I purchased a pair of Outdoor Research Flex-Tex Gaiters last spring. I had owned the full-length Rocky Mountain High Gaiters from Outdoor Research for a year, and was a big fan of them. They are not completely waterproof, but are highly water-resistant, and still maintain a level of breathability that makes them appropriate for year-round use. I find them adequate for protecting my legs when bushwhacking and for keeping me warm and dry when traveling in rain and snow — but I’m always looking to loose weight. My eye had been on the Flex-Tex gaiters for a while. I thought that they would be a good alternative to full-length gaiters during the warmer months: something lighter and cooler which could provide protection from debris but would also handle the wet and snow that is often found in the alpine summer.
When I went to purchase the gaiters, I found that sizing was an issue. Unlike Outdoor Research’s other gaiters, the Flex-Tex do not come in normal sizes. They are offered only in the combination sizes of Small/Medium and Large/Extra Large. In the Rocky Mountain High gaiters I wear a medium. The Small/Medium Flex-Tex gaiters were far too small for me to even get on. The Large/Extra Large gaiters fit well around my footwear, but were loose at the top around my calf. Unlike other gaiters from Outdoor Research, the Flex-Tex had no adjustment to tighten the fit.
I purchased them anyway, thinking to give them a shot. After using them on an early season trip in the snow, it was evident that they would not work. The loose top allowed too much snow to enter the gaiter.
Rather than giving up on the gaiters and immediately returning them, I held on to them for a while. I thought that it would be simple enough to modify the gaiters by adding a new cuff on top of the gaiter, creating a channel of material through which could run a thin piece of webbing. The webbing could be cinched down around the leg and secured with a camlock. This would provide the same adjustment mechanism as that found on my full-length gaiters. It would not be a perfect seal, but short gaiters will never keep out as much debris as tall ones.
The gaiters lay neglected for a while. A few months later I found myself in Seattle Fabrics and wound up purchasing the needed webbing, as well as some stretchy Lycra material which I thought would serve as the added cuff. Then I forgot about the project again.

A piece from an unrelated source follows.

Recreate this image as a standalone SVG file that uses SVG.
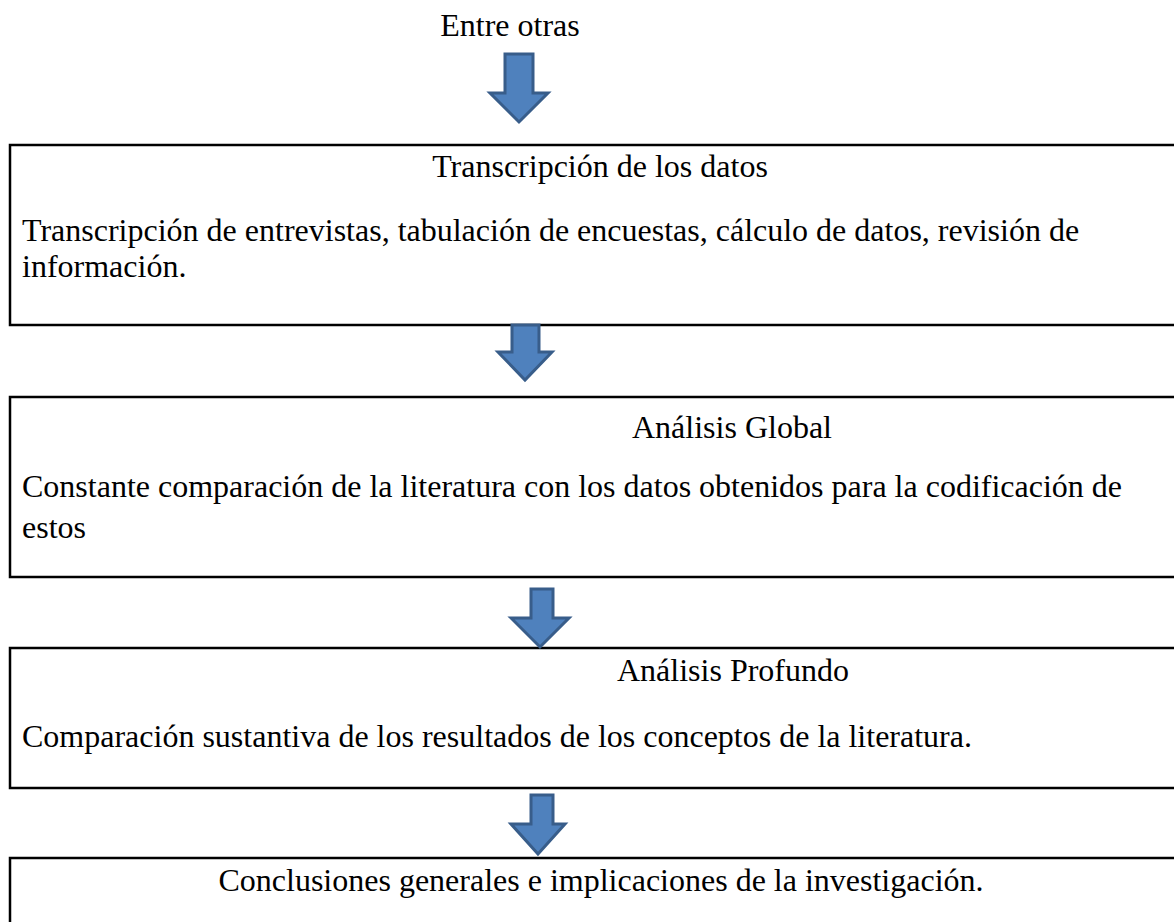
<svg xmlns="http://www.w3.org/2000/svg" width="1174" height="922" viewBox="0 0 1174 922">
<style>
.t{font-family:"Liberation Serif","Times New Roman",serif;font-size:32px;fill:#000}
.c{text-anchor:middle}
.box{fill:#fff;stroke:#000;stroke-width:2.5}
.arr{fill:#4F81BD;stroke:#385D8A;stroke-width:3;stroke-linejoin:miter}
</style>
<rect width="1174" height="922" fill="#fff"/>
<g id="label-top"><text class="t c" x="510" y="36">Entre otras</text></g>
<g id="box1">
<rect class="box" x="10" y="145" width="1180" height="180"/>
<text class="t c" x="600" y="177">Transcripción de los datos</text>
<text class="t" x="22" y="241">Transcripción de entrevistas, tabulación de encuestas, cálculo de datos, revisión de</text>
<text class="t" x="22" y="277">información.</text>
</g>
<g id="box2">
<rect class="box" x="10" y="397" width="1180" height="180"/>
<text class="t c" x="732" y="438">Análisis Global</text>
<text class="t" x="22" y="497">Constante comparación de la literatura con los datos obtenidos para la codificación de</text>
<text class="t" x="22" y="538">estos</text>
</g>
<g id="box3">
<rect class="box" x="10" y="648" width="1180" height="140"/>
<text class="t c" x="733" y="681">Análisis Profundo</text>
<text class="t" x="22" y="747">Comparación sustantiva de los resultados de los conceptos de la literatura.</text>
</g>
<g id="box4">
<rect class="box" x="10" y="858" width="1180" height="100"/>
<text class="t c" x="601" y="891">Conclusiones generales e implicaciones de la investigación.</text>
</g>
<g id="connectors">
<path class="arr" d="M505,54 H533 V93 H548 L519,122 L490,93 H505 Z"/>
<path class="arr" d="M512,325 H539 V352 H552 L525,380 L498,352 H512 Z"/>
<path class="arr" d="M531,589 H553 V618 H569 L540,647 L511,618 H531 Z"/>
<path class="arr" d="M531,795 H553 V824 H565 L538,854 L511,824 H531 Z"/>
</g>
</svg>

Eventually, I remembered the gaiters, and wanted to get them done. At that time I had some material left over from hemming a new pair of Kuiu Attack Pants. The Kuiu pants are made out of Toray Primeflex, an impressive soft-shell which I discussed in my review of the Kuiu Guide Gloves. While heavier than the Lycra, I thought that Primeflex would provide more durability and be a better match to the soft-shell of the Flex-Tex gaiters.
The project was a success. With the Primeflex cuff sewn atop the gaiters’ normal cuff and a piece of webbing put through it, I can cinch down the top of the gaiter around my calf and secure it with the camlock buckle. Because the top of the gaiter has not been modified to be permanently smaller, I can still wear the gaiters over pants — although I almost always wear them next to skin. I have not done much post-holing in snow this summer, but the new cuff has provided a tight enough seal to keep out flying snow that comes from glissading down snowy slopes and kicking steps on the way up. Neither rocks, dirt, nor twigs have yet to find their way in.
Now that I have a proper fit, the Flex-Tex gaiters have become my preferred wear. They are breathable, water-resistant, and tough. At 5.29 ounces, the modified gaiters are only slightly lighter than the 6.98 ounces Rocky Mountain High gaiters. It is not a huge difference, but I find that I still prefer the Flex-Tex gaiters. The Rocky Mountain gaiters I never wore specifically for debris. They stayed in my pack until I encountered wet or snow. The Flex-Tex gaiters are comfortable and breathable enough to wear all the time — even when gaiters are not necessarily needed — which makes them more efficient at keeping out debris. For my type of travel, I find the Flex-Tex gaiters more functional than short gaiters that I’ve tried from other companies, such as Integral Designs and Dirty Girl.